We’re going through one of these rediscovery periods right now. Having been seriously working at our new developmental programs for about 3 months now, both children are changing noticeably. Despite having been through this almost every 6 months as we get new programs prescribed, I was blindsided as levels of strife in our days heightened this past week.

Two days ago, we had a group of friends around for dinner. Theo, who is currently obsessed with chess, set up a game to play with one of the daddies. Chess is beyond Rosie at this point, and she is wild with frustration and resentment about missing out on the fun. After days of being left out of the game, seeing him play with adult friends and being left on the side to watch was more than she could bear. With one mighty swipe, she knocked the board clear and shoved Theo across the floor. His reply, after days of putting up with her messing up his games and listening to her scream, was to start pounding on her.

After the fleeting thought of “what kind of parent do my friends think I am?”, I was washed with fear that I’m raising two little monsters who are going to abuse and destroy each other at this very early age, creating two broken people who would never be able to form meaningful relationships with others or hold meaningful jobs and ruining their lives forever.

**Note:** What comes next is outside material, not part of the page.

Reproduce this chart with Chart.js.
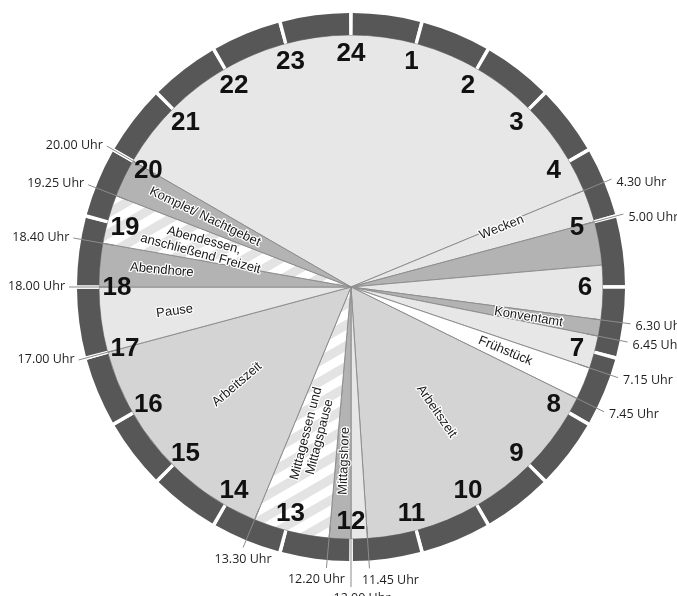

In contrast, this morning while I was cooking breakfast Theo and Rosie built a fort out of couch cushions. They worked out where to put the fort, how to place the cushions, just the right way to hang the blankets. They each also added their own touches. Theo determined where the guns would go and while they constructed the perfect gun holders, Rosie initiated conversations about what to name her baby and where to change said baby’s diaper.

It was a sweet moment for me to overhear. One that warmed my heart and promised me that they are having a great time together and learning how to make space in their worlds for the whole of each other. Which of course will transfer to their lifelong ability to reach out to others and create fulfilling relationships that will bring peace and joy as they live to ripe old ages.

I have myself on a veritable mommy roller coaster. What I’m trying desperately to keep in mind right now is two things. One is the idea that getting punch in the belly by your sister or brother doesn’t actually hurt that much – the long-term lessons learned from the blow have more to do with how mommy or daddy handled the situation than the physical pain. The second is the notion that focusing on the moments of joy and understanding in my children’s relationship not only helps them see themselves as a brother and sister who love and enjoy each other (most of the time), but also helps create space for more of those happy sibling moments.

1 comment:

kneek said...

This is a refreshing and encouraging post. I have a hard time stepping back and seeing the macro-development that is happening above the micro-interaction, which leads me to grand expressions of doom like "my children are always fighting", as opposed to "my son really wanted to be part of what my daugther was doing, and she wanted to do something on her own".

I'll be sharing this post with lots of people, but I can hear a struggle for space and cooperation upstairs right now.